→ **WHAT TO PRODUCE**:
Output each line exactly as it appears, skipping any embedded picture.

[Start RECORDED INFORMATION]

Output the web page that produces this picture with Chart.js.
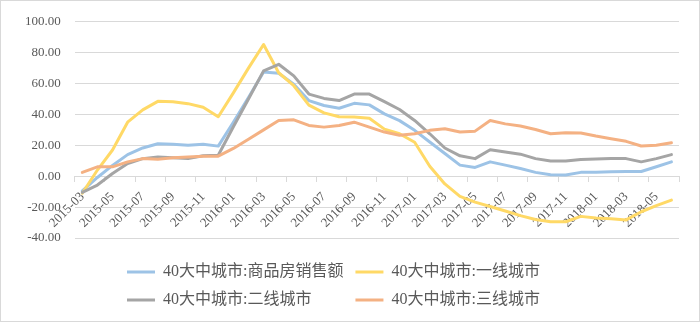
<!DOCTYPE html>
<html>
<head>
<meta charset="utf-8">
<script src="https://cdn.jsdelivr.net/npm/chart.js@4.4.1/dist/chart.umd.min.js"></script>
<style>
html,body{margin:0;padding:0;background:#fff;}
#wrap{width:700px;height:322px;position:relative;}
</style>
</head>
<body>
<div id="wrap"><canvas id="c" width="700" height="322"></canvas></div>
<script>
const categories = [
  '2015-03','2015-04','2015-05','2015-06','2015-07','2015-08','2015-09','2015-10','2015-11','2015-12',
  '2016-01','2016-02','2016-03','2016-04','2016-05','2016-06','2016-07','2016-08','2016-09','2016-10',
  '2016-11','2016-12','2017-01','2017-02','2017-03','2017-04','2017-05','2017-06','2017-07','2017-08',
  '2017-09','2017-10','2017-11','2017-12','2018-01','2018-02','2018-03','2018-04','2018-05','2018-06'
];
const seriesNames = ['40大中城市:商品房销售额', '40大中城市:一线城市', '40大中城市:二线城市', '40大中城市:三线城市'];
const totalSales = [-9.5, -0.8, 7, 14, 18.3, 21, 20.7, 20, 20.7, 19.5,
  35, 51, 67.5, 66.7, 59.6, 49, 45.8, 44, 47.2, 46.2,
  40.4, 36, 29.7, 22.2, 14.7, 7.2, 5.7, 9.3, 7.2, 5,
  2.5, 1, 0.8, 2.5, 2.6, 2.9, 3, 3.1, 6.1, 9.3];
const tier1 = [-11, 4, 17, 35, 43, 48.5, 48.3, 47, 44.7, 38.5,
  54, 70, 85.3, 67, 58.6, 46, 41, 38.5, 38.3, 37.5,
  30.5, 27.5, 22, 6.5, -5, -13, -16.8, -19.6, -22.5, -25.5,
  -28, -29.5, -29.5, -26, -27, -27.5, -28.3, -23, -19, -15.5];
const tier2 = [-10.5, -5.7, 1.8, 8.2, 11.4, 12.5, 11.9, 11.4, 13.2, 13.6,
  32, 50, 68.2, 72.5, 65, 53.2, 50.4, 49, 53.2, 53.2,
  48.3, 43.2, 36.1, 27.5, 18.3, 13.2, 11.4, 17.2, 15.7, 14.3,
  11.4, 9.8, 9.8, 10.8, 11.1, 11.4, 11.4, 9.3, 11.4, 14];
const tier3 = [2.5, 6.1, 6.1, 9.3, 11.4, 11, 11.9, 12.5, 13, 13,
  18, 24, 30, 36.1, 36.5, 32.9, 31.8, 32.9, 35, 31.8,
  28.6, 26.5, 27.5, 29.7, 30.7, 28.6, 29.2, 36.1, 33.9, 32.5,
  30.3, 27.5, 28.1, 28, 26, 24.3, 22.6, 19.6, 20, 21.7];
const yMin = -40, yMax = 100, yStep = 20;
const colors = ['#9dc3e6', '#ffd966', '#a5a5a5', '#f4b183'];

const TEXT = '#595959';
const GRID = '#d9d9d9';
const LEGEND_X = 127;
const LEGEND_DROP = 14;

const legendPlace = {
  id: 'legendPlace',
  afterLayout(chart) {
    const lg = chart.legend;
    if (!lg || !lg.lineWidths) return;
    const pad = lg.options.labels.padding;
    const start = (lg.left + pad + lg.right - lg.lineWidths[0]) / 2;
    const dx = LEGEND_X - start;
    lg.left += dx; lg.right += dx;
    lg.top += LEGEND_DROP; lg.bottom += LEGEND_DROP;
  }
};
const frame = {
  id: 'frame',
  beforeDraw(chart) {
    const c = chart.ctx;
    c.save();
    c.fillStyle = '#fff';
    c.fillRect(0, 0, chart.width, chart.height);
    c.strokeStyle = GRID;
    c.lineWidth = 1;
    c.strokeRect(0.5, 0.5, chart.width - 1, chart.height - 1);
    c.restore();
  }
};

const maxLen = Math.max(...seriesNames.map(s => s.length));
const series = [totalSales, tier1, tier2, tier3];
const datasets = series.map((d, i) => ({
  label: seriesNames[i],
  data: d,
  borderColor: colors[i],
  backgroundColor: colors[i],
  borderWidth: 3,
  pointRadius: 0,
  tension: 0,
  borderJoinStyle: 'round',
  borderCapStyle: 'round',
  order: 4 - i
}));

const tickEvery2 = (ctx) => (ctx.index === undefined || ctx.index % 2 === 0) ? GRID : 'rgba(0,0,0,0)';

new Chart(document.getElementById('c'), {
  type: 'line',
  data: { labels: categories, datasets },
  options: {
    responsive: false,
    animation: false,
    devicePixelRatio: 1,
    layout: { padding: { left: 11, right: 21, top: 17, bottom: 18 } },
    plugins: {
      tooltip: { enabled: false },
      legend: {
        position: 'bottom',
        labels: {
          boxWidth: 28,
          boxHeight: 3,
          padding: 12,
          color: TEXT,
          font: { family: "'Liberation Serif','Noto Sans CJK SC'", size: 16 },
          sort: (a, b) => a.datasetIndex - b.datasetIndex,
          generateLabels(chart) {
            const items = Chart.defaults.plugins.legend.labels.generateLabels(chart);
            items.forEach(it => {
              it.lineWidth = 0;
              it.text = it.text + '\u3000'.repeat(maxLen - it.text.length);
            });
            return items;
          }
        }
      }
    },
    scales: {
      x: {
        type: 'category',
        offset: true,
        position: { y: 0 },
        grid: { offset: true, drawOnChartArea: false, drawTicks: true, tickLength: 5, color: tickEvery2, tickColor: tickEvery2 },
        border: { display: true, color: GRID, width: 1 },
        ticks: {
          autoSkip: false, maxRotation: 45, minRotation: 45, padding: 8,
          color: TEXT,
          font: { family: "'Liberation Serif'", size: 13 },
          callback: (v, i) => (i % 2 === 0 ? categories[i] : '')
        }
      },
      y: {
        min: yMin, max: yMax,
        grid: { color: GRID, drawTicks: false },
        border: { display: false },
        ticks: {
          stepSize: yStep, padding: 14, color: TEXT,
          font: { family: "'Liberation Serif'", size: 13 },
          callback: v => Number(v).toFixed(2)
        }
      }
    }
  },
  plugins: [legendPlace, frame]
});
</script>
</body>
</html>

[End RECORDED INFORMATION]

→ **ANSWER**:
Output the web page that produces this picture with Chart.js.
<!DOCTYPE html>
<html>
<head>
<meta charset="utf-8">
<script src="https://cdn.jsdelivr.net/npm/chart.js@4.4.1/dist/chart.umd.min.js"></script>
<style>
html,body{margin:0;padding:0;background:#fff;}
#wrap{width:700px;height:322px;position:relative;}
</style>
</head>
<body>
<div id="wrap"><canvas id="c" width="700" height="322"></canvas></div>
<script>
const categories = [
  '2015-03','2015-04','2015-05','2015-06','2015-07','2015-08','2015-09','2015-10','2015-11','2015-12',
  '2016-01','2016-02','2016-03','2016-04','2016-05','2016-06','2016-07','2016-08','2016-09','2016-10',
  '2016-11','2016-12','2017-01','2017-02','2017-03','2017-04','2017-05','2017-06','2017-07','2017-08',
  '2017-09','2017-10','2017-11','2017-12','2018-01','2018-02','2018-03','2018-04','2018-05','2018-06'
];
const seriesNames = ['40大中城市:商品房销售额', '40大中城市:一线城市', '40大中城市:二线城市', '40大中城市:三线城市'];
const totalSales = [-9.5, -0.8, 7, 14, 18.3, 21, 20.7, 20, 20.7, 19.5,
  35, 51, 67.5, 66.7, 59.6, 49, 45.8, 44, 47.2, 46.2,
  40.4, 36, 29.7, 22.2, 14.7, 7.2, 5.7, 9.3, 7.2, 5,
  2.5, 1, 0.8, 2.5, 2.6, 2.9, 3, 3.1, 6.1, 9.3];
const tier1 = [-11, 4, 17, 35, 43, 48.5, 48.3, 47, 44.7, 38.5,
  54, 70, 85.3, 67, 58.6, 46, 41, 38.5, 38.3, 37.5,
  30.5, 27.5, 22, 6.5, -5, -13, -16.8, -19.6, -22.5, -25.5,
  -28, -29.5, -29.5, -26, -27, -27.5, -28.3, -23, -19, -15.5];
const tier2 = [-10.5, -5.7, 1.8, 8.2, 11.4, 12.5, 11.9, 11.4, 13.2, 13.6,
  32, 50, 68.2, 72.5, 65, 53.2, 50.4, 49, 53.2, 53.2,
  48.3, 43.2, 36.1, 27.5, 18.3, 13.2, 11.4, 17.2, 15.7, 14.3,
  11.4, 9.8, 9.8, 10.8, 11.1, 11.4, 11.4, 9.3, 11.4, 14];
const tier3 = [2.5, 6.1, 6.1, 9.3, 11.4, 11, 11.9, 12.5, 13, 13,
  18, 24, 30, 36.1, 36.5, 32.9, 31.8, 32.9, 35, 31.8,
  28.6, 26.5, 27.5, 29.7, 30.7, 28.6, 29.2, 36.1, 33.9, 32.5,
  30.3, 27.5, 28.1, 28, 26, 24.3, 22.6, 19.6, 20, 21.7];
const yMin = -40, yMax = 100, yStep = 20;
const colors = ['#9dc3e6', '#ffd966', '#a5a5a5', '#f4b183'];

const TEXT = '#595959';
const GRID = '#d9d9d9';
const LEGEND_X = 127;
const LEGEND_DROP = 14;

const legendPlace = {
  id: 'legendPlace',
  afterLayout(chart) {
    const lg = chart.legend;
    if (!lg || !lg.lineWidths) return;
    const pad = lg.options.labels.padding;
    const start = (lg.left + pad + lg.right - lg.lineWidths[0]) / 2;
    const dx = LEGEND_X - start;
    lg.left += dx; lg.right += dx;
    lg.top += LEGEND_DROP; lg.bottom += LEGEND_DROP;
  }
};
const frame = {
  id: 'frame',
  beforeDraw(chart) {
    const c = chart.ctx;
    c.save();
    c.fillStyle = '#fff';
    c.fillRect(0, 0, chart.width, chart.height);
    c.strokeStyle = GRID;
    c.lineWidth = 1;
    c.strokeRect(0.5, 0.5, chart.width - 1, chart.height - 1);
    c.restore();
  }
};

const maxLen = Math.max(...seriesNames.map(s => s.length));
const series = [totalSales, tier1, tier2, tier3];
const datasets = series.map((d, i) => ({
  label: seriesNames[i],
  data: d,
  borderColor: colors[i],
  backgroundColor: colors[i],
  borderWidth: 3,
  pointRadius: 0,
  tension: 0,
  borderJoinStyle: 'round',
  borderCapStyle: 'round',
  order: 4 - i
}));

const tickEvery2 = (ctx) => (ctx.index === undefined || ctx.index % 2 === 0) ? GRID : 'rgba(0,0,0,0)';

new Chart(document.getElementById('c'), {
  type: 'line',
  data: { labels: categories, datasets },
  options: {
    responsive: false,
    animation: false,
    devicePixelRatio: 1,
    layout: { padding: { left: 11, right: 21, top: 17, bottom: 18 } },
    plugins: {
      tooltip: { enabled: false },
      legend: {
        position: 'bottom',
        labels: {
          boxWidth: 28,
          boxHeight: 3,
          padding: 12,
          color: TEXT,
          font: { family: "'Liberation Serif','Noto Sans CJK SC'", size: 16 },
          sort: (a, b) => a.datasetIndex - b.datasetIndex,
          generateLabels(chart) {
            const items = Chart.defaults.plugins.legend.labels.generateLabels(chart);
            items.forEach(it => {
              it.lineWidth = 0;
              it.text = it.text + '\u3000'.repeat(maxLen - it.text.length);
            });
            return items;
          }
        }
      }
    },
    scales: {
      x: {
        type: 'category',
        offset: true,
        position: { y: 0 },
        grid: { offset: true, drawOnChartArea: false, drawTicks: true, tickLength: 5, color: tickEvery2, tickColor: tickEvery2 },
        border: { display: true, color: GRID, width: 1 },
        ticks: {
          autoSkip: false, maxRotation: 45, minRotation: 45, padding: 8,
          color: TEXT,
          font: { family: "'Liberation Serif'", size: 13 },
          callback: (v, i) => (i % 2 === 0 ? categories[i] : '')
        }
      },
      y: {
        min: yMin, max: yMax,
        grid: { color: GRID, drawTicks: false },
        border: { display: false },
        ticks: {
          stepSize: yStep, padding: 14, color: TEXT,
          font: { family: "'Liberation Serif'", size: 13 },
          callback: v => Number(v).toFixed(2)
        }
      }
    }
  },
  plugins: [legendPlace, frame]
});
</script>
</body>
</html>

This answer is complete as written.